╭──

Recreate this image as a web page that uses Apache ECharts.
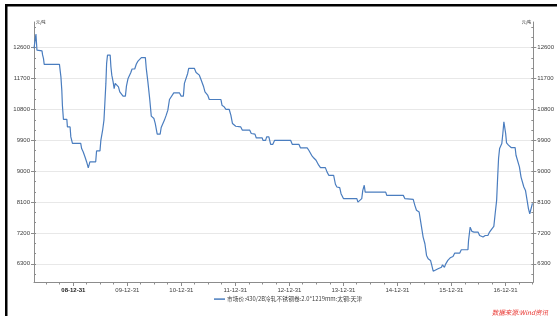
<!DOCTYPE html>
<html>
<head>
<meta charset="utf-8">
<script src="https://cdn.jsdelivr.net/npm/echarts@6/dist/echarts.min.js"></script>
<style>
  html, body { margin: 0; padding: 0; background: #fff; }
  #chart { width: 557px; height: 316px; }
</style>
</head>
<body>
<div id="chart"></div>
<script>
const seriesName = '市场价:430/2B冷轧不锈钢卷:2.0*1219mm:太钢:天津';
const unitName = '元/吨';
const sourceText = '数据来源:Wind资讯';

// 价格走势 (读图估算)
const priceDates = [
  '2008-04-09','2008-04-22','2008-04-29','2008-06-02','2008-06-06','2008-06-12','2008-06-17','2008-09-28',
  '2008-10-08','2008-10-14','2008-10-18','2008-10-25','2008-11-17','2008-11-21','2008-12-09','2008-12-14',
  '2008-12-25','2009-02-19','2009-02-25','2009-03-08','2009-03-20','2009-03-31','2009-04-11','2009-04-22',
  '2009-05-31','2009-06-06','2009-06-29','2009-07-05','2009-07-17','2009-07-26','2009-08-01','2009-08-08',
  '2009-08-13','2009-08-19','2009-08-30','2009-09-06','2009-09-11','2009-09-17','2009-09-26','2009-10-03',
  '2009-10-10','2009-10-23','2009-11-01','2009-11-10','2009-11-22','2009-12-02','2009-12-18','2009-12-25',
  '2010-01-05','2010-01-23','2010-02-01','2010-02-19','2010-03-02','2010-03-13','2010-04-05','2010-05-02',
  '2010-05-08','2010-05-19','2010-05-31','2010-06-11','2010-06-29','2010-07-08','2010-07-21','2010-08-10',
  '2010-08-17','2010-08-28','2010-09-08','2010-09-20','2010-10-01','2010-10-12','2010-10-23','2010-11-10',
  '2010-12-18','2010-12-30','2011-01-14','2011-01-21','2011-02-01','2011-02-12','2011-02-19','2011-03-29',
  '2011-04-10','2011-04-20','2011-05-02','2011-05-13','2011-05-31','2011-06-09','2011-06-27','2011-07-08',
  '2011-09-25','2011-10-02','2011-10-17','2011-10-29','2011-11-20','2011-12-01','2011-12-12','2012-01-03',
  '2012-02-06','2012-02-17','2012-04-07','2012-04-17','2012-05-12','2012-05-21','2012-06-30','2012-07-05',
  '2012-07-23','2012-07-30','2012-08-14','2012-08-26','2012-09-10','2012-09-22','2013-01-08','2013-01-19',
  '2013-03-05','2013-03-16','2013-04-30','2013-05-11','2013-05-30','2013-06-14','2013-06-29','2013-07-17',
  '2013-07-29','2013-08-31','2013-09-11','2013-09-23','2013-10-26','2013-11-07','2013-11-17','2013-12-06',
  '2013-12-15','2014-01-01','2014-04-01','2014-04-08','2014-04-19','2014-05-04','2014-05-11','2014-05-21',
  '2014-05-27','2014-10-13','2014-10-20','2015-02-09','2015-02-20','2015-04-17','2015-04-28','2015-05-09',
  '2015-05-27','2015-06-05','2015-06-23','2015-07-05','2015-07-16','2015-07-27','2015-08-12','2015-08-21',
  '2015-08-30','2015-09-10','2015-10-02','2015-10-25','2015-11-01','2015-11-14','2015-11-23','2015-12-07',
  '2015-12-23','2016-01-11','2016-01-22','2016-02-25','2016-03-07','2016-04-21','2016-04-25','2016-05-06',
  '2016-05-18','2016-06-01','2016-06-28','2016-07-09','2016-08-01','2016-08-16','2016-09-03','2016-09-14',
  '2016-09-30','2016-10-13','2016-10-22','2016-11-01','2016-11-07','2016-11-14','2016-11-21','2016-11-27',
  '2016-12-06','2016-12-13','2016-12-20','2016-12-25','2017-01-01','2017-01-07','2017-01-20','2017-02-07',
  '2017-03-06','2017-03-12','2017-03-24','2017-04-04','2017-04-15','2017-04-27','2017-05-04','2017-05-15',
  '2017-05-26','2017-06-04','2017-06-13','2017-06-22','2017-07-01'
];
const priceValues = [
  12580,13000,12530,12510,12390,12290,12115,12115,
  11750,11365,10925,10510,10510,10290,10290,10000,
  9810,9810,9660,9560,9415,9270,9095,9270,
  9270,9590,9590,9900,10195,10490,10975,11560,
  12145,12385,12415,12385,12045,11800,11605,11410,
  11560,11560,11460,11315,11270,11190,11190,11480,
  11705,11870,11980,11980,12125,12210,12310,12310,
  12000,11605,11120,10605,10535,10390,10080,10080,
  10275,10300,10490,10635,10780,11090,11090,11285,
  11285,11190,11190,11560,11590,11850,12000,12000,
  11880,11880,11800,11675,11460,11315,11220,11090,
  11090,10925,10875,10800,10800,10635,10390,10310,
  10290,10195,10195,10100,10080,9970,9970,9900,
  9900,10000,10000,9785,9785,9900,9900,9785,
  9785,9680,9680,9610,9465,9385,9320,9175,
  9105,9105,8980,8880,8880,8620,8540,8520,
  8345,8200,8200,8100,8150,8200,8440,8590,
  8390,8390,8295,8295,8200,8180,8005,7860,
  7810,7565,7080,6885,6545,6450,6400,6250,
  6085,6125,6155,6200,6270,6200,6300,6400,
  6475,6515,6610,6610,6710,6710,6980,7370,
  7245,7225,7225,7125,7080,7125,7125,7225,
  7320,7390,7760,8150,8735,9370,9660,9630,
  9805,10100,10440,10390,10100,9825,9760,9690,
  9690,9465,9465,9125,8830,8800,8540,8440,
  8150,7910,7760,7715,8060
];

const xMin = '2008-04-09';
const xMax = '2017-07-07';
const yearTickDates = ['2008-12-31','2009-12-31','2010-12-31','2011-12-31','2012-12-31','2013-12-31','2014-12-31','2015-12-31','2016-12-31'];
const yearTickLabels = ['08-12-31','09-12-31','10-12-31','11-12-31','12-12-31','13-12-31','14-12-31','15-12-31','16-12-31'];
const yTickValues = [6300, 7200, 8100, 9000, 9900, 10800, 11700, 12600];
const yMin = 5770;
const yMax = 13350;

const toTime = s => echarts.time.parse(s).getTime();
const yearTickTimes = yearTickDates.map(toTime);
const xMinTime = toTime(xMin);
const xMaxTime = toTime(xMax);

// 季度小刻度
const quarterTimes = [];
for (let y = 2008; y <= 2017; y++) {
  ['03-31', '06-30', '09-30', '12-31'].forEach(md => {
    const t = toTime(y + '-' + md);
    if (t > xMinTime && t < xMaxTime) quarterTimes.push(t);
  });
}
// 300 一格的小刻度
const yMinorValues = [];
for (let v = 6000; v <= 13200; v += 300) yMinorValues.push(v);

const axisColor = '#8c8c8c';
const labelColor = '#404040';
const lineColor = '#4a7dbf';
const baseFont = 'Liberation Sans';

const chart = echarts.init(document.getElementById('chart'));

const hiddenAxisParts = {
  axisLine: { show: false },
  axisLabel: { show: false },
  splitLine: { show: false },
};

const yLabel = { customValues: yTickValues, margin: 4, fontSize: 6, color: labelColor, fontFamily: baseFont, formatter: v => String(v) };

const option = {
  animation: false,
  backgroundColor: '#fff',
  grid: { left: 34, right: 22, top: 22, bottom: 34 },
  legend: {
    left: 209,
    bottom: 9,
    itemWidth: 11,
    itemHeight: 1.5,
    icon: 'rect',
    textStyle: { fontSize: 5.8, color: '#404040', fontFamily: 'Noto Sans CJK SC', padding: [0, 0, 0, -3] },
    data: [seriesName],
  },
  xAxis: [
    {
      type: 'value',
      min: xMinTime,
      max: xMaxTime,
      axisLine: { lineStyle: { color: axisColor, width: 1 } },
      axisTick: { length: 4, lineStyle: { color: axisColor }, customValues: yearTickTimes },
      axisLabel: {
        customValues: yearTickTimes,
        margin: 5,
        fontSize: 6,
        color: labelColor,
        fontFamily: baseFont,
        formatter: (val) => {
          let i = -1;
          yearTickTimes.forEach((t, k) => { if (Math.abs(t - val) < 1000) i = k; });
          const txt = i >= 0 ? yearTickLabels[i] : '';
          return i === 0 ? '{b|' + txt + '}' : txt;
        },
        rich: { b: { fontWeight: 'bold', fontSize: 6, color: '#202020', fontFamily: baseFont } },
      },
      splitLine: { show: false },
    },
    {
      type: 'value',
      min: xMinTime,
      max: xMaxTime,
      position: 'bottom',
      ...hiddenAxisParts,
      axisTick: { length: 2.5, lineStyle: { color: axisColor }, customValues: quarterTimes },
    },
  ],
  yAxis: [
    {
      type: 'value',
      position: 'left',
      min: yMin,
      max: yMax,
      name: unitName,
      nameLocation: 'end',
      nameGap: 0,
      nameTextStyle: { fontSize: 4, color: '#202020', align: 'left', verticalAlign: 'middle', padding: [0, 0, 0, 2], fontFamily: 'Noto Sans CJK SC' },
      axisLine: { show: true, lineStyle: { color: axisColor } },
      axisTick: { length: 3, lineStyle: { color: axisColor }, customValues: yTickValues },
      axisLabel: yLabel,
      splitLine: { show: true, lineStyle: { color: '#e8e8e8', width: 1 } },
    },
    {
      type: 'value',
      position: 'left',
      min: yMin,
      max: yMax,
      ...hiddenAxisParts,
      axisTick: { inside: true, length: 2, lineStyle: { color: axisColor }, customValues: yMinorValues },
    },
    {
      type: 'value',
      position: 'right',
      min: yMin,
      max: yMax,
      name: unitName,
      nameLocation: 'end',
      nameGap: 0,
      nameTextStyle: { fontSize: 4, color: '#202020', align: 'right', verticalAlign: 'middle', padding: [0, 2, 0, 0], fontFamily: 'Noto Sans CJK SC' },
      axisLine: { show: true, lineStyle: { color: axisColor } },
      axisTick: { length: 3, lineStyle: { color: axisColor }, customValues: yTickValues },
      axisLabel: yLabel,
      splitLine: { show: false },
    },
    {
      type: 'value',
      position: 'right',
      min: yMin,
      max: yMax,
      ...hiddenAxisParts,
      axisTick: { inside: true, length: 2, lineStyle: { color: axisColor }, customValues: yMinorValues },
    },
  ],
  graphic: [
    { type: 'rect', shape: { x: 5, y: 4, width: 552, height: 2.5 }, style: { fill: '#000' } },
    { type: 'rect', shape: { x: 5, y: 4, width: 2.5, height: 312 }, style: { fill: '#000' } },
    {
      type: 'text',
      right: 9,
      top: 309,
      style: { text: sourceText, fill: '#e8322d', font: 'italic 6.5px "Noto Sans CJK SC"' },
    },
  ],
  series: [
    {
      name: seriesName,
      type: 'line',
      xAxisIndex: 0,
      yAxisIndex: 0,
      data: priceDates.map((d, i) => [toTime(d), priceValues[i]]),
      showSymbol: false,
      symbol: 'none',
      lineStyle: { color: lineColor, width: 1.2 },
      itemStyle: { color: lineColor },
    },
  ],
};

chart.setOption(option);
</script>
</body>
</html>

╰──

_WHAT IS NEEDED_. Reproduce the material above from its first line through the line containing "const sourceText = '数据来源:Wind资讯';", both ends included, and skip every picture.

_FULL ANSWER_.
Recreate this image as a web page that uses Apache ECharts.
<!DOCTYPE html>
<html>
<head>
<meta charset="utf-8">
<script src="https://cdn.jsdelivr.net/npm/echarts@6/dist/echarts.min.js"></script>
<style>
  html, body { margin: 0; padding: 0; background: #fff; }
  #chart { width: 557px; height: 316px; }
</style>
</head>
<body>
<div id="chart"></div>
<script>
const seriesName = '市场价:430/2B冷轧不锈钢卷:2.0*1219mm:太钢:天津';
const unitName = '元/吨';
const sourceText = '数据来源:Wind资讯';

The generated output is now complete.